BU GİDİŞATA DUR DEMEK İSTİYORUZ
HDP Milletvekili Hüda Kaya ise Türkiye’de giderek kötüye giden duruma bir dur demek için etkinlik başlatma kararı aldıklarını söyledi. Türkiye’de insan hakları, özgürlükler, yaşama saldırı ve nefret politikalarıyla halkın bölünmesi gibi yüzlerce sorunun devam ettiğini belirten Kaya, “Bizde bu gidişata dur demek için, vicdan, adalet ve demokrasi nöbeti çerçevesinde, sözümüzü söylemek için buraya geldik” dedi.
Etkinliklerini haftalık yaptıkları grup toplantısını Diyarbakır’da, açık alanda yaparak başlattıklarını ifade eden Kaya, “Tüm siyasi partiler vatandaşlarla bir araya gelerek grup toplantılarını yapıyor. Hatta CHP, geçtiğimiz hafta Ankara-İstanbul karayolunda, otoban üzerinde grup toplantılarını yaptı. Ama bizim burada grup toplantısını yapmamamız için ellerinden geleni yapıyorlar” diye konuştu.
KERBELA SICAKLIĞINDA TOPLANTI
Grup toplantılarını yapmayı kararlaştırdıkları parkta yaratılan atmosfere dikkat çeken Kaya, polisin yeşil alanlar bariyerle kapattığını, toplantı için ise beton alanı açık bıraktığını söyledi. Kaya, “Gördüğünüz gibi, bir Kerbela güneşi altında, sadece kuru betonu bize bırakıyorlar. Yeşil alan tamamen barikatlarla çevrilmiş vaziyette. Ağaçlık ve gölgeli olanları polis kullanıyor, seçilmiş milletvekillerinin yasama etkinliğinin yapılması için ise sıcak beton bırakılıyor. Ancak tüm bunlara rağmen biz sözümüzü söyledik, mesajımızı verdik.
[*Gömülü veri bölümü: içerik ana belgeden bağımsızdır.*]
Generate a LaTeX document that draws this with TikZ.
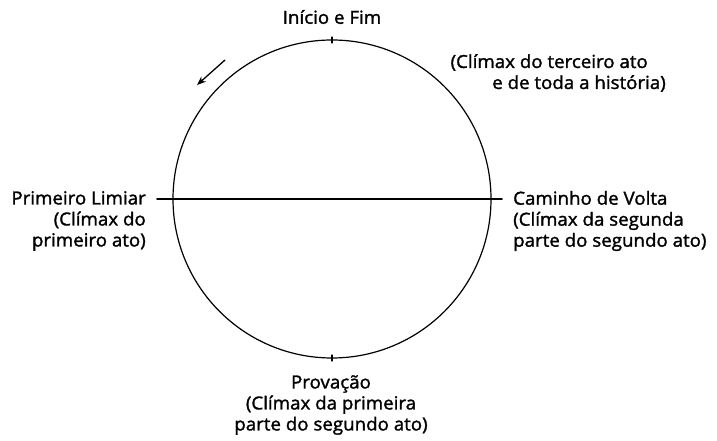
\documentclass[tikz,border=0pt]{standalone}
\usepackage{fontspec}
\setmainfont{Open Sans}[FakeStretch=1.04,FakeBold=1.6]
\usetikzlibrary{arrows.meta}
\begin{document}
\begin{tikzpicture}[x=1pt,y=1pt,line join=round,line cap=round,>={Stealth[length=9pt,width=7pt]},font=\fontsize{18}{21}\selectfont,
	lbl/.style={inner sep=0pt}]
	\useasboundingbox (0,0) rectangle (717,441);
	\def\r{159};
	\path
	(332,242) coordinate (O)
	(332,401) coordinate (T)
	(332,83) coordinate (B)
	(157,242) coordinate (W)
	(502,242) coordinate (E)
	(225,381) coordinate (P)
	(197,356) coordinate (Q);
	\draw[line width=1.2pt] (O) circle (\r);
	\draw[line width=1.8pt] (W)--(E);
	\draw[line width=1.2pt] ([yshift=3pt]T)--([yshift=-3pt]T) ([yshift=3pt]B)--([yshift=-3pt]B);
	\draw[->,line width=1.3pt] (P)--(Q);
	\node[lbl] (fim) at (332,424) {Início e Fim};
	\node[lbl,anchor=east,align=right] (terceiro) at (666,368) {(Clímax do terceiro ato\hspace*{18pt}\\e de toda a história)};
	\node[lbl,anchor=east,align=right] (limiar) at (146,220) {Primeiro Limiar\\(Clímax do\\primeiro ato)};
	\node[lbl,anchor=west,align=left] (volta) at (513,220) {Caminho de Volta\\(Clímax da segunda\\parte do segundo ato)};
	\node[lbl,align=center] (provacao) at (331,36) {Provação\\(Clímax da primeira\\parte do segundo ato)};
\end{tikzpicture}
\end{document}
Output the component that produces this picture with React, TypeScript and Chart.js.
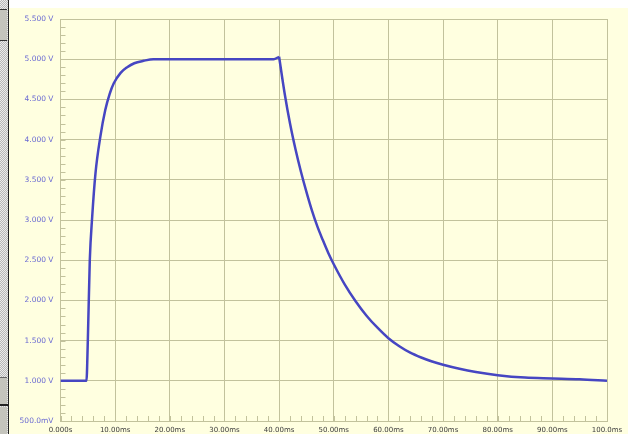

Bir hafta boyuncu da nöbetimiz devam edecek” dedi.
İLK ÖNCE BU PARKI ÖZGÜRLEŞTİRECEĞİZ
HDP Van Milletvekili Nadir Yıldırım, ülke genelinde uygulanan politikaları eleştirdi, durumun giderek daha da kötüye gittiğini söyledi. İktidarın, uyguladığı politikalarla ülkenin açık bir cezaevinde çevirdiğini belirten Yıldırım, şunları söyledi: “Şu anda kendilerine yönelik en ufak bir eleştiriye tahammül edemeyen bir iktidar var. İktidarı denetlemesi gereken parlamento işlemiyor. Bu hafta çıkacak olan iç tüzük değişikliği ile parlamento tamamen sarayın noterine dönüştürülmeye çalışıyor. Yargı ise son iki yıldır iktidar ve sarayın sopası olarak kullanılıyor. Onun talimatları ile kararlar veriyor. Basın ise baskı altında. Bu iklimin adı faşizmdir… Bu iklimi şu anda parkın etrafına baktığımızda görebiliyoruz. Her tarafı bariyerlerle çevrilmiş. Biz bunu kıracağız. İlk önce bu parkı özgürleştireceğiz. Buradan başlayarak tüm illeri özgürleştireceğiz. Baskıları kıracağız.”